> _Record extracts_:
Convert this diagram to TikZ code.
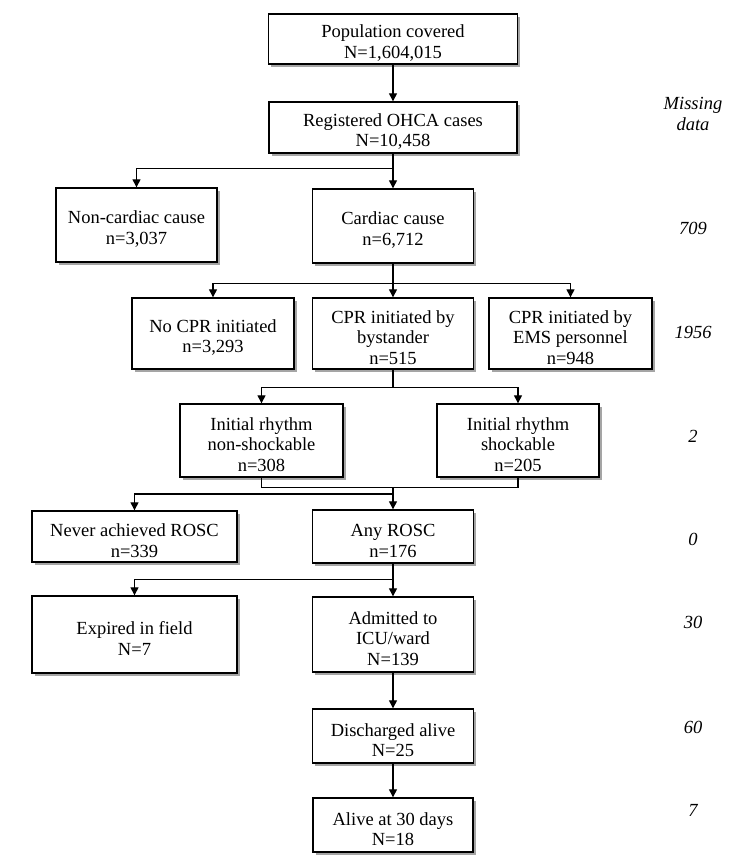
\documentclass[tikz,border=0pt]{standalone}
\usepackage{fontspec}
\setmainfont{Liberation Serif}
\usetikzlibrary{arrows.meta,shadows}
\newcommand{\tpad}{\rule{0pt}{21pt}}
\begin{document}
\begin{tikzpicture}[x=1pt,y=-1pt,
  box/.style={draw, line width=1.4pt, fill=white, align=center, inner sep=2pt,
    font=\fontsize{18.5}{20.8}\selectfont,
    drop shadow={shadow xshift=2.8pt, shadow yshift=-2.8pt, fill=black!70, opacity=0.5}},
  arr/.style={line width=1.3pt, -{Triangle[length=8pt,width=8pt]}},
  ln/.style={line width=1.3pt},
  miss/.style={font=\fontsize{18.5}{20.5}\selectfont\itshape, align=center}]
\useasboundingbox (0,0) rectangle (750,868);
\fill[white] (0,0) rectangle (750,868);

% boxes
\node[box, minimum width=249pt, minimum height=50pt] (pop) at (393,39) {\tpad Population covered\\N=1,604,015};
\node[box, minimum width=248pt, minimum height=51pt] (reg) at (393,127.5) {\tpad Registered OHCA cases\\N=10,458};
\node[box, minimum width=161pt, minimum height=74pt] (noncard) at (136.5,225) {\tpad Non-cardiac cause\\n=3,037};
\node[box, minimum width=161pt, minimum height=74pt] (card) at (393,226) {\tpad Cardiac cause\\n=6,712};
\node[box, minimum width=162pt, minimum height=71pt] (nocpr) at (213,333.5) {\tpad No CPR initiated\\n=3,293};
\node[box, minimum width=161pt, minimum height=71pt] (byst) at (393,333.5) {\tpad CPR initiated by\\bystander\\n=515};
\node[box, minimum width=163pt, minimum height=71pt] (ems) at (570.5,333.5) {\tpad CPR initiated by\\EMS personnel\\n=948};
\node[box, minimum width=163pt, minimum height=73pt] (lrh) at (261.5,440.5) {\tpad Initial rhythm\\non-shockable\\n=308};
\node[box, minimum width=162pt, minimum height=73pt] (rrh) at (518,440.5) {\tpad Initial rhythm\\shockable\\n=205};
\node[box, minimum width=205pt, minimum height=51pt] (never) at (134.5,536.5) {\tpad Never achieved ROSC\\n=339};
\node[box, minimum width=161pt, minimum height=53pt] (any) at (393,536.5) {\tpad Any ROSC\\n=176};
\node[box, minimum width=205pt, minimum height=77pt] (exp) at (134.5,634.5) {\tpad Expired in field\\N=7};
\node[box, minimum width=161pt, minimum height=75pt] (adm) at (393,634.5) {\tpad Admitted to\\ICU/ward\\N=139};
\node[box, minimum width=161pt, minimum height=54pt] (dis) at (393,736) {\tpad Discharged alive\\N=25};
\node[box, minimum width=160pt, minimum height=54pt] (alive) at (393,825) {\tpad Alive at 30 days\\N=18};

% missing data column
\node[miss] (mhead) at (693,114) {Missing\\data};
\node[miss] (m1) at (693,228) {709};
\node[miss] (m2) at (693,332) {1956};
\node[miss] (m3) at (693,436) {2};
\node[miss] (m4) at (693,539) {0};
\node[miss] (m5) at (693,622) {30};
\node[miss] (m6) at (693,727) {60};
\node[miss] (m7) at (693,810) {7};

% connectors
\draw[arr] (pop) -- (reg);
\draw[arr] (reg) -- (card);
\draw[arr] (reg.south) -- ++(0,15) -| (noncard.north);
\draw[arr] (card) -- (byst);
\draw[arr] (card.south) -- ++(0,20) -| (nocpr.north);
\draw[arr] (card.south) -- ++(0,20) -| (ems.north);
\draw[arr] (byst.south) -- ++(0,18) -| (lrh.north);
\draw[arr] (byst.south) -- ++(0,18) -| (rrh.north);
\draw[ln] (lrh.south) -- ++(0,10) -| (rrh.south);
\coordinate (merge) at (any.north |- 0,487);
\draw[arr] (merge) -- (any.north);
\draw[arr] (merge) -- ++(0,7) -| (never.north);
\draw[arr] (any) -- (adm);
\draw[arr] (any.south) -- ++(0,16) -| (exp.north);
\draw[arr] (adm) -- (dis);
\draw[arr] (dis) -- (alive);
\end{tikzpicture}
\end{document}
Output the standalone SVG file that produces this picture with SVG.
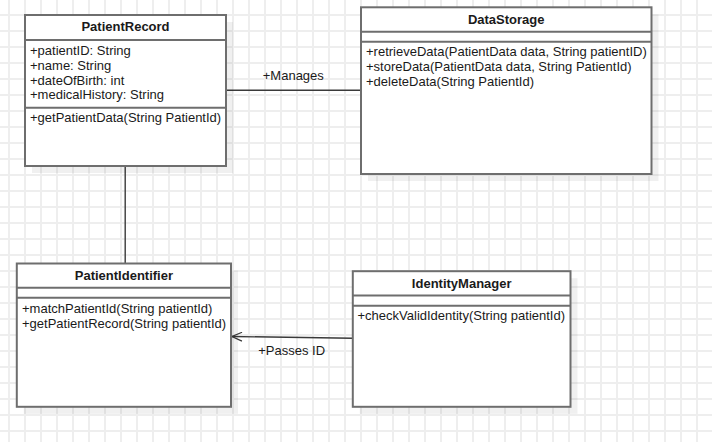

> _What this task involves_: Return each line that includes "standalone".

> _Output_:
\documentclass[tikz,border=0pt]{standalone}
Output the standalone SVG file that produces this picture with SVG.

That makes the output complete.